(Figure scripts)
======

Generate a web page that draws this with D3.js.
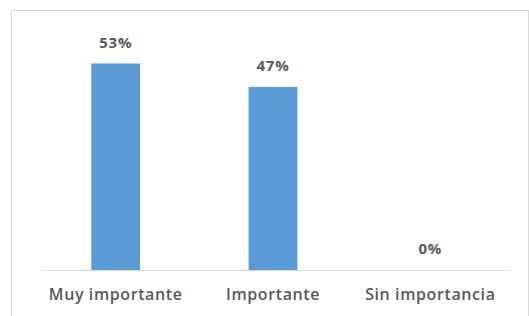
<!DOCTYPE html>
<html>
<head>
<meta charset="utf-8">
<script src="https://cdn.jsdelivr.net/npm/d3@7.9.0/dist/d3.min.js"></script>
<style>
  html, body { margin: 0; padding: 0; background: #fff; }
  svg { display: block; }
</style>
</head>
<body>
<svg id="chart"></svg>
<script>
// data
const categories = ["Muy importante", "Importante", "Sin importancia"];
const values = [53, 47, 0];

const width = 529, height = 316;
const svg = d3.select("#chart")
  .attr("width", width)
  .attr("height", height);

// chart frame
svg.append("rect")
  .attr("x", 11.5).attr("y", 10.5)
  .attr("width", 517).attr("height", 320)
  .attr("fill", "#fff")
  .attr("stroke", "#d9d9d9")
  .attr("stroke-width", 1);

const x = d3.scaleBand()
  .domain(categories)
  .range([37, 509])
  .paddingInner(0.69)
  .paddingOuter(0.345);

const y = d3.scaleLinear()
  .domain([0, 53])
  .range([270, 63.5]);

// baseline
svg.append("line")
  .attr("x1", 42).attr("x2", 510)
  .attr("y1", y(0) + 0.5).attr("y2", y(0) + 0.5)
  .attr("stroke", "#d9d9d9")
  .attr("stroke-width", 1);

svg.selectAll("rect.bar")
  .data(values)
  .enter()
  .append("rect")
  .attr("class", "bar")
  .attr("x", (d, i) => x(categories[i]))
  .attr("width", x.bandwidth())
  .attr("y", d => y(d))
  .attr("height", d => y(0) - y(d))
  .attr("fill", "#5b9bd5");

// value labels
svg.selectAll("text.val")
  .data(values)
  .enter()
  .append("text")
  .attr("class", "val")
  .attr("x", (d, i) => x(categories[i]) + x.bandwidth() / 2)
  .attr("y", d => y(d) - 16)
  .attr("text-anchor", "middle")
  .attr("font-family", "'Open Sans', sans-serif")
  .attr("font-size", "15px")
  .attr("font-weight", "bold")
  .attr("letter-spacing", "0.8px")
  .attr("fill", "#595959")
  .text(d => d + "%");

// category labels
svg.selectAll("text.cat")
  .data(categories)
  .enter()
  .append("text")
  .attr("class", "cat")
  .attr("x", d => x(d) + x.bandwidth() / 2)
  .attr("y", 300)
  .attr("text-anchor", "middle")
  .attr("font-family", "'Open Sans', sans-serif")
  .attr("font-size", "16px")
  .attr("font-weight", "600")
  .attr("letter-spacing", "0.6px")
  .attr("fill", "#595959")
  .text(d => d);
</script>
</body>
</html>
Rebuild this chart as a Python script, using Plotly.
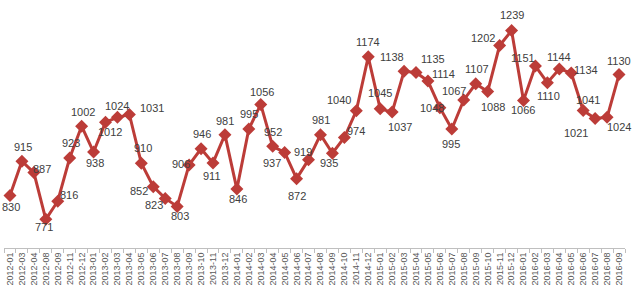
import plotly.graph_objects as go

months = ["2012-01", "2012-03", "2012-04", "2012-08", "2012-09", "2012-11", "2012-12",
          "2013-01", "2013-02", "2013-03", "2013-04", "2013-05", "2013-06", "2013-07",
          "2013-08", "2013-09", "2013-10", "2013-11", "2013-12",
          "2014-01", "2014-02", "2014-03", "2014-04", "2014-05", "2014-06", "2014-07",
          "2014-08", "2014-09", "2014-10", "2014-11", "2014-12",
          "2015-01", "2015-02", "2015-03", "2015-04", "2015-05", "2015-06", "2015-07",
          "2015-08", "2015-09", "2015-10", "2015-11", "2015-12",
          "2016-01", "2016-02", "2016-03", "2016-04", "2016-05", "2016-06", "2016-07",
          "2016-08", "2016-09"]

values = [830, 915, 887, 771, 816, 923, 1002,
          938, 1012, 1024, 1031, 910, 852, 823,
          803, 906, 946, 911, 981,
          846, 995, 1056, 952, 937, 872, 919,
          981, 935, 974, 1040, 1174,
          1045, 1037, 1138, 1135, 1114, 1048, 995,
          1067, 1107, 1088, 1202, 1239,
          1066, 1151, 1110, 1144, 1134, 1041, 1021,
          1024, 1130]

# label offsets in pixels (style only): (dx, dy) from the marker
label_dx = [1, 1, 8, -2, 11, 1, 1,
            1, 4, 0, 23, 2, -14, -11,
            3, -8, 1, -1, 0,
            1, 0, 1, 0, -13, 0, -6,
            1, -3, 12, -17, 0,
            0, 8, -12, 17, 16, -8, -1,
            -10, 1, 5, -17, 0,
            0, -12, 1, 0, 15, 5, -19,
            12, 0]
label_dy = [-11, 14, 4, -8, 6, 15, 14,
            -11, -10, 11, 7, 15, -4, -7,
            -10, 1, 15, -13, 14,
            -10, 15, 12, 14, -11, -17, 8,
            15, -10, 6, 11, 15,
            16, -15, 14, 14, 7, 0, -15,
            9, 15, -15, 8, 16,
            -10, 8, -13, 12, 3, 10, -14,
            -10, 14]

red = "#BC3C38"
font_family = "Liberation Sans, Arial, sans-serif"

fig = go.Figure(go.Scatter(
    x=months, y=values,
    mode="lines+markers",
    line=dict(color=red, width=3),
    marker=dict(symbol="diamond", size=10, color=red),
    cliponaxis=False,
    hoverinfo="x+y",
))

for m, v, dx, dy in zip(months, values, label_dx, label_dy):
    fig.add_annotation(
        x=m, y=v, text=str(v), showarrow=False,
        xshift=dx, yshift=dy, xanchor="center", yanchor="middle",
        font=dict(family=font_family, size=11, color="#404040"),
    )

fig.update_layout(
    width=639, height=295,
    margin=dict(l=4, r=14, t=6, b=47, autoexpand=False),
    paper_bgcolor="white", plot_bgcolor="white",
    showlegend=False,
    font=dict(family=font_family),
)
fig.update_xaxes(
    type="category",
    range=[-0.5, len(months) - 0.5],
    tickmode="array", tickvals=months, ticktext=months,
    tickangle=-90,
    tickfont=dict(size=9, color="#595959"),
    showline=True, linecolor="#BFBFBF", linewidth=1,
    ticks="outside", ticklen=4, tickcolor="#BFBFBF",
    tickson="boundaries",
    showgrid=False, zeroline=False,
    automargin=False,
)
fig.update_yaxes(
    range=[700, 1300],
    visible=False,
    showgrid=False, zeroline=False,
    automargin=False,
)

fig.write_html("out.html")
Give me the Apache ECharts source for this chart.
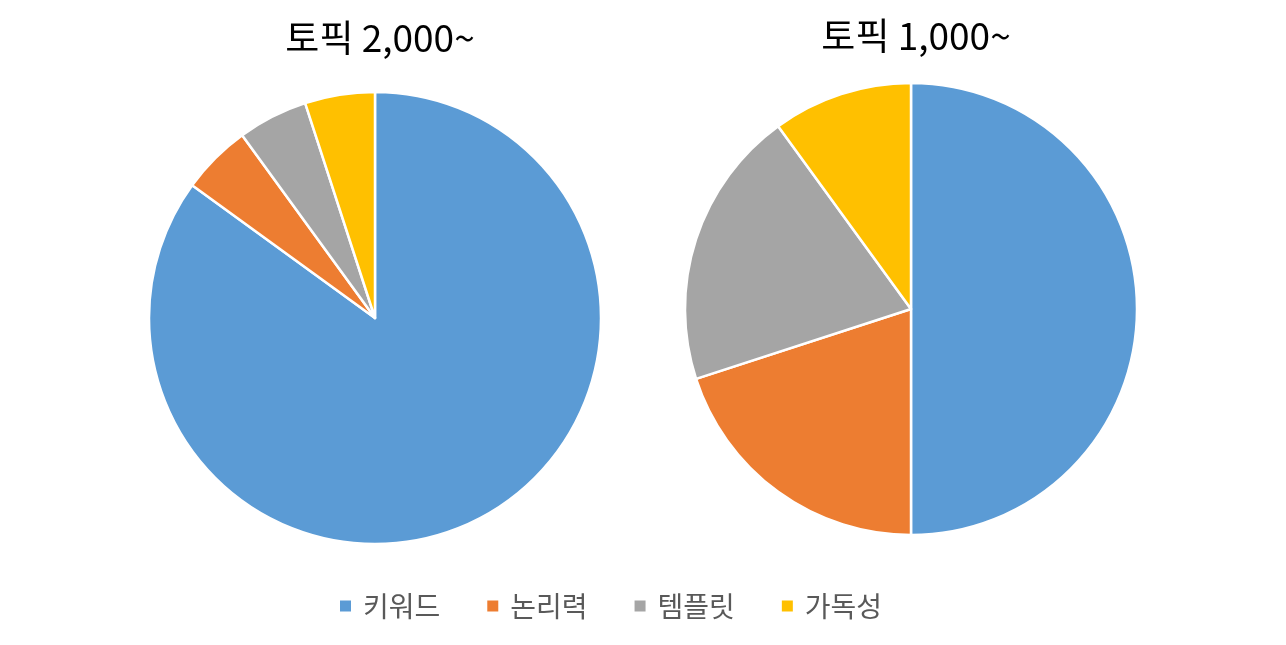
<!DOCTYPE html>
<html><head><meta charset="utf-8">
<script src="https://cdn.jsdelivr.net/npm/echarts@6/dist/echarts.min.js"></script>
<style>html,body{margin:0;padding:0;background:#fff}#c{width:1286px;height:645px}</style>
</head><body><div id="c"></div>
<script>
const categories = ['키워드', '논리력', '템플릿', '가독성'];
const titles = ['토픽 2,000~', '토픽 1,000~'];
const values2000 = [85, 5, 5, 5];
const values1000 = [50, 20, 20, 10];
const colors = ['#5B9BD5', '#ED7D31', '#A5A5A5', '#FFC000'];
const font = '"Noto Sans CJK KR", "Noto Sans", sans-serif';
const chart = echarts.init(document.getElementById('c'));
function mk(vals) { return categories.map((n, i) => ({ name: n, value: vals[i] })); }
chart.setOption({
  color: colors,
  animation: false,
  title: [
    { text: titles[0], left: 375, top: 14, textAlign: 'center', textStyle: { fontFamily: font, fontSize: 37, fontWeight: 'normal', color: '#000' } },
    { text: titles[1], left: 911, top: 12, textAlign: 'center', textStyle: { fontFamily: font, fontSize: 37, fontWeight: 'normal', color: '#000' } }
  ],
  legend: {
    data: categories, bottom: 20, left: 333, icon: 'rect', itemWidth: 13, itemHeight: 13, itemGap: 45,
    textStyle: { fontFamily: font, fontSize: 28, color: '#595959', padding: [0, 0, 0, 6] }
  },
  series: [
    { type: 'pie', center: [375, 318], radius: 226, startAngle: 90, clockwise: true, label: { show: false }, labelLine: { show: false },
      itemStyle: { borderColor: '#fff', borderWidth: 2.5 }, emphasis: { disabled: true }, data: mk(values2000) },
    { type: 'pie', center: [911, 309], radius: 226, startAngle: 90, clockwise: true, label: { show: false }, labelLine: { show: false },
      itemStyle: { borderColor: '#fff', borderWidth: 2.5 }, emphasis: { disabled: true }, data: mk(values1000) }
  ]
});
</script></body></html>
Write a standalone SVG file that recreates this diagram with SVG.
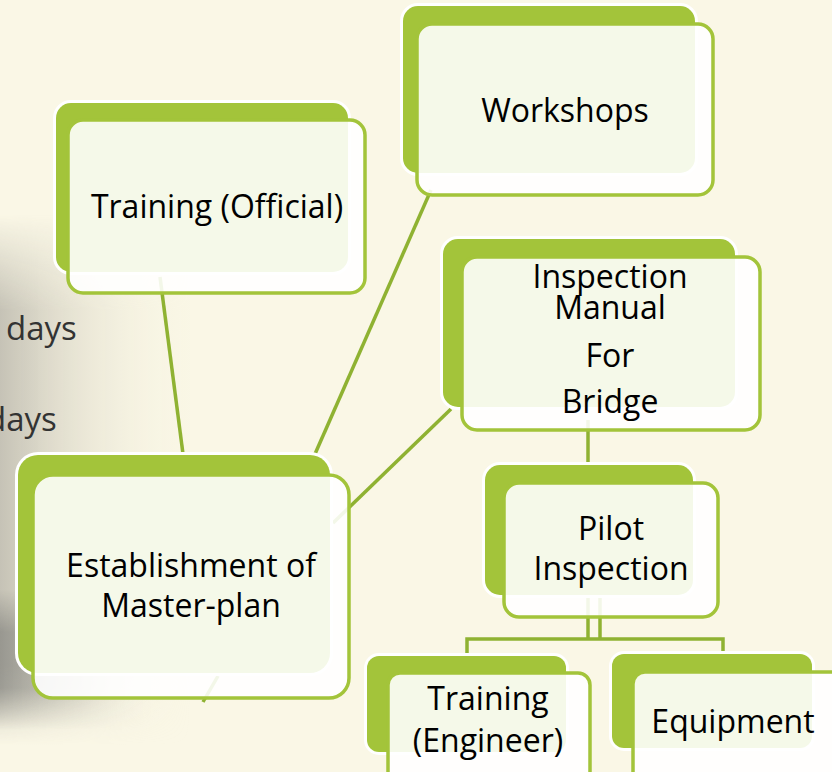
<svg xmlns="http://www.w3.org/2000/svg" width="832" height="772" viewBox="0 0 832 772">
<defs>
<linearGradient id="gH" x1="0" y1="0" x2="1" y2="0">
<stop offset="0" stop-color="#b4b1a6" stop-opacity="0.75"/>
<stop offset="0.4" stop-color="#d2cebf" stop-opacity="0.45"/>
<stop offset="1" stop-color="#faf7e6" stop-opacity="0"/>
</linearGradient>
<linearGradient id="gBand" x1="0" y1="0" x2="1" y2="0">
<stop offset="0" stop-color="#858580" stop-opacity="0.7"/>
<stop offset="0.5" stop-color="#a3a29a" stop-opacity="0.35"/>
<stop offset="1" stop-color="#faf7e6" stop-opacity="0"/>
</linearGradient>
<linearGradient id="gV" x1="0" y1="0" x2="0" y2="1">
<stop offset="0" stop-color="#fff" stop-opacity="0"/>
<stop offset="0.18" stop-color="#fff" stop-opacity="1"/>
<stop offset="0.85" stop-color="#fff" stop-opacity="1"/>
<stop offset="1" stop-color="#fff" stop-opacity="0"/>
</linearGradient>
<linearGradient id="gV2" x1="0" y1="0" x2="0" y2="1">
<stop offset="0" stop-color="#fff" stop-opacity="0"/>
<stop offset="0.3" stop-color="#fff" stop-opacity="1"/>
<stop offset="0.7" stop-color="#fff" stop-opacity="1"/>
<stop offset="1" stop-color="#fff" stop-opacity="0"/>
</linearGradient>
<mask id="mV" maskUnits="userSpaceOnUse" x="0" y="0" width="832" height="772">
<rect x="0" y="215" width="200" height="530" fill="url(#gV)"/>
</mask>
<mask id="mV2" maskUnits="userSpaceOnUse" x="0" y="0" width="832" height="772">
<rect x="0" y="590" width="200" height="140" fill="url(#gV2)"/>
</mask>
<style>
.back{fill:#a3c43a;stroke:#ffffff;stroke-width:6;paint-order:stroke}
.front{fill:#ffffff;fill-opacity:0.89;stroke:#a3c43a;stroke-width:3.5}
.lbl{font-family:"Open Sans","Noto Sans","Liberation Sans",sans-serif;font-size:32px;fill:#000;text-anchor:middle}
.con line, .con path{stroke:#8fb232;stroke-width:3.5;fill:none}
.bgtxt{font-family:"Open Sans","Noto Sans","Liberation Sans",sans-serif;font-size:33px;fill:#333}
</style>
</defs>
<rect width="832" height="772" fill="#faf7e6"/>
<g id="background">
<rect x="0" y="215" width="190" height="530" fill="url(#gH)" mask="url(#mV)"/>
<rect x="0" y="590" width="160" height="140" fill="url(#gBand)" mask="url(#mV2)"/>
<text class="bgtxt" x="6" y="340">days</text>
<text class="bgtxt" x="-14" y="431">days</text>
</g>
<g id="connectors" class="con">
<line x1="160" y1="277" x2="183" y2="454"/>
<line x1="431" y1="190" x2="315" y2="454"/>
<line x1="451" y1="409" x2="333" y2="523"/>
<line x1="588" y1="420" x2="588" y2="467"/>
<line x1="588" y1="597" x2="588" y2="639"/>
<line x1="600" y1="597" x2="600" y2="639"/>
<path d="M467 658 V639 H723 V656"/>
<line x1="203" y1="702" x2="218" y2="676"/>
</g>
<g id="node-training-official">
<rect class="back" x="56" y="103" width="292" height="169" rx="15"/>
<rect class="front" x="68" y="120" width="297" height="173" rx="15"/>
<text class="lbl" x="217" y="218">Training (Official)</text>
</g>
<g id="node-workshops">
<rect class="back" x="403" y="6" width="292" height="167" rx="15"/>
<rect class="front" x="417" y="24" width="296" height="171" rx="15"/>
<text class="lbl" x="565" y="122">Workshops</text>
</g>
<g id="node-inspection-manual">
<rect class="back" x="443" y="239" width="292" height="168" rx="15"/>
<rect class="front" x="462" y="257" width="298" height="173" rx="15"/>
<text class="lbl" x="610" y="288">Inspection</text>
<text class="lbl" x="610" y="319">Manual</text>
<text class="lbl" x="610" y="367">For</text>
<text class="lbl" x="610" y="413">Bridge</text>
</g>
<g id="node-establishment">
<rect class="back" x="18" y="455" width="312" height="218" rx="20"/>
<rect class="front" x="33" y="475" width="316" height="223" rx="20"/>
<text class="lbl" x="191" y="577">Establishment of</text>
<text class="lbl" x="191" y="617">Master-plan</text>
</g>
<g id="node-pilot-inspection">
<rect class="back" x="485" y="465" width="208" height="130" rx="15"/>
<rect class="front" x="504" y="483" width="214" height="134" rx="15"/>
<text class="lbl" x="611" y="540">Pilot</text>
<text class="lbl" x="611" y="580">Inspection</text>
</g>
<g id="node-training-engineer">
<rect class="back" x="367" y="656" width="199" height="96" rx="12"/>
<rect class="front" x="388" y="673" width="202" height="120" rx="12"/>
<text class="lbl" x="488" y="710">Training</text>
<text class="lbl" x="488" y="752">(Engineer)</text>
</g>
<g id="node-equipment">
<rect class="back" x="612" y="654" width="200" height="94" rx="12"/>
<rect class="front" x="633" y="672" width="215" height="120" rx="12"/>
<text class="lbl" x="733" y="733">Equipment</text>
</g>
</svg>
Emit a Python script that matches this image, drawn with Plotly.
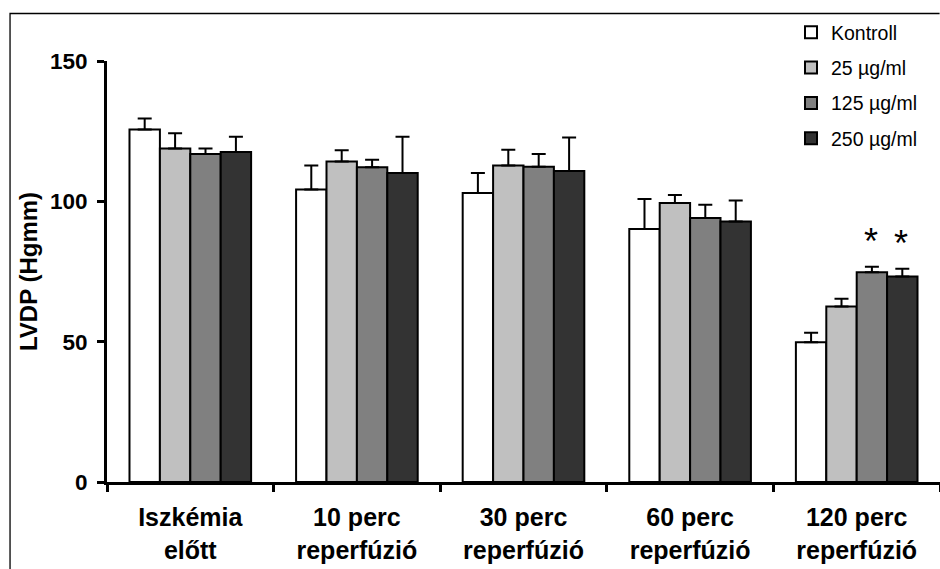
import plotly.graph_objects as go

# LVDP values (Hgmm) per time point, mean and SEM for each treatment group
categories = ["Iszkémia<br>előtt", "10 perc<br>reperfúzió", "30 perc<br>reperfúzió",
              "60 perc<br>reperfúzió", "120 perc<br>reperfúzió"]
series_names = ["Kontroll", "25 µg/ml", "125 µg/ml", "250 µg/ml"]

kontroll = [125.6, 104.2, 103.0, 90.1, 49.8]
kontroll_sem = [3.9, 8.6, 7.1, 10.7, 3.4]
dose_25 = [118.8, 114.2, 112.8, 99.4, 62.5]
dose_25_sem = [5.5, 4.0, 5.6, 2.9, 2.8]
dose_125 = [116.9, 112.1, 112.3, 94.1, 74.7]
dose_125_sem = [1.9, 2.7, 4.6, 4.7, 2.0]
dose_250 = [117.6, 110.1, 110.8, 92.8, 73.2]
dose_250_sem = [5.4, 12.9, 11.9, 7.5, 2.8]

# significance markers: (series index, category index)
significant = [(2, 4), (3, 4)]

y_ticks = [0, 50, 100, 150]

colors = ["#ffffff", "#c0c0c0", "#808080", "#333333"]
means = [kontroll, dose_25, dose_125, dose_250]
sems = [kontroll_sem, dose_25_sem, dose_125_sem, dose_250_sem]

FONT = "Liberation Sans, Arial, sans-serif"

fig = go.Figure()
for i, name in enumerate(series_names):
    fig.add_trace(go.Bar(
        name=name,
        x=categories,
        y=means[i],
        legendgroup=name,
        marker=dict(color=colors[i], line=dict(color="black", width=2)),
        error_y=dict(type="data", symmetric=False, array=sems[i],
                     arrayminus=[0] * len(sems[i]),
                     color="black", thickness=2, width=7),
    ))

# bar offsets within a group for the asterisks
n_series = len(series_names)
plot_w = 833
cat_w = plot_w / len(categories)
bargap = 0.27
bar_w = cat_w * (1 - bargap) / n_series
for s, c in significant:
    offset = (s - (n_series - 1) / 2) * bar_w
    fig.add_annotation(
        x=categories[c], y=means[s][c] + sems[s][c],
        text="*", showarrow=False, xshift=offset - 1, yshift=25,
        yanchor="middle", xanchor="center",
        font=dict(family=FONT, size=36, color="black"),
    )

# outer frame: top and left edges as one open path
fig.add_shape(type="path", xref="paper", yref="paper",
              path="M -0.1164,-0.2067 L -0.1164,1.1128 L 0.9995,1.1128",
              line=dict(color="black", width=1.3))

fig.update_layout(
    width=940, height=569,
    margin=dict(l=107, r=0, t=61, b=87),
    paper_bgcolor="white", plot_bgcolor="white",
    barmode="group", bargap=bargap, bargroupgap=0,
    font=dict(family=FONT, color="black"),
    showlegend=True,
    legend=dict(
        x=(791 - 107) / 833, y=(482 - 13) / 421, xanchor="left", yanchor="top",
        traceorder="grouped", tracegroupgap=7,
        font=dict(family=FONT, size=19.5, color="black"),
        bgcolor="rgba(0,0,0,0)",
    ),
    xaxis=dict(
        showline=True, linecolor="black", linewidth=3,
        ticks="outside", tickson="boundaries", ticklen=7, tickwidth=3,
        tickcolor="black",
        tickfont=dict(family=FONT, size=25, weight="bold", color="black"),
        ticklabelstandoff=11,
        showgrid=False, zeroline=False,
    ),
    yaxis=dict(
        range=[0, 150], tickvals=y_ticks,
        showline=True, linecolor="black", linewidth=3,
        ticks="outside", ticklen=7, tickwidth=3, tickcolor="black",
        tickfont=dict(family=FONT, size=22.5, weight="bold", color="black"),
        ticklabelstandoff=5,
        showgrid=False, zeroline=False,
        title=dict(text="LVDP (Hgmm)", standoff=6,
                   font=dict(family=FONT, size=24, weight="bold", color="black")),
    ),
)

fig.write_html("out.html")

======

_Your instructions_:
Pictures should be left out. Retype only the run of lines from the line containing "Rebuild this chart" to the line containing "1024, 1130]", inclusive.

_Exercise response_:
Rebuild this chart as a Python script, using Plotly.
import plotly.graph_objects as go

months = ["2012-01", "2012-03", "2012-04", "2012-08", "2012-09", "2012-11", "2012-12",
          "2013-01", "2013-02", "2013-03", "2013-04", "2013-05", "2013-06", "2013-07",
          "2013-08", "2013-09", "2013-10", "2013-11", "2013-12",
          "2014-01", "2014-02", "2014-03", "2014-04", "2014-05", "2014-06", "2014-07",
          "2014-08", "2014-09", "2014-10", "2014-11", "2014-12",
          "2015-01", "2015-02", "2015-03", "2015-04", "2015-05", "2015-06", "2015-07",
          "2015-08", "2015-09", "2015-10", "2015-11", "2015-12",
          "2016-01", "2016-02", "2016-03", "2016-04", "2016-05", "2016-06", "2016-07",
          "2016-08", "2016-09"]

values = [830, 915, 887, 771, 816, 923, 1002,
          938, 1012, 1024, 1031, 910, 852, 823,
          803, 906, 946, 911, 981,
          846, 995, 1056, 952, 937, 872, 919,
          981, 935, 974, 1040, 1174,
          1045, 1037, 1138, 1135, 1114, 1048, 995,
          1067, 1107, 1088, 1202, 1239,
          1066, 1151, 1110, 1144, 1134, 1041, 1021,
          1024, 1130]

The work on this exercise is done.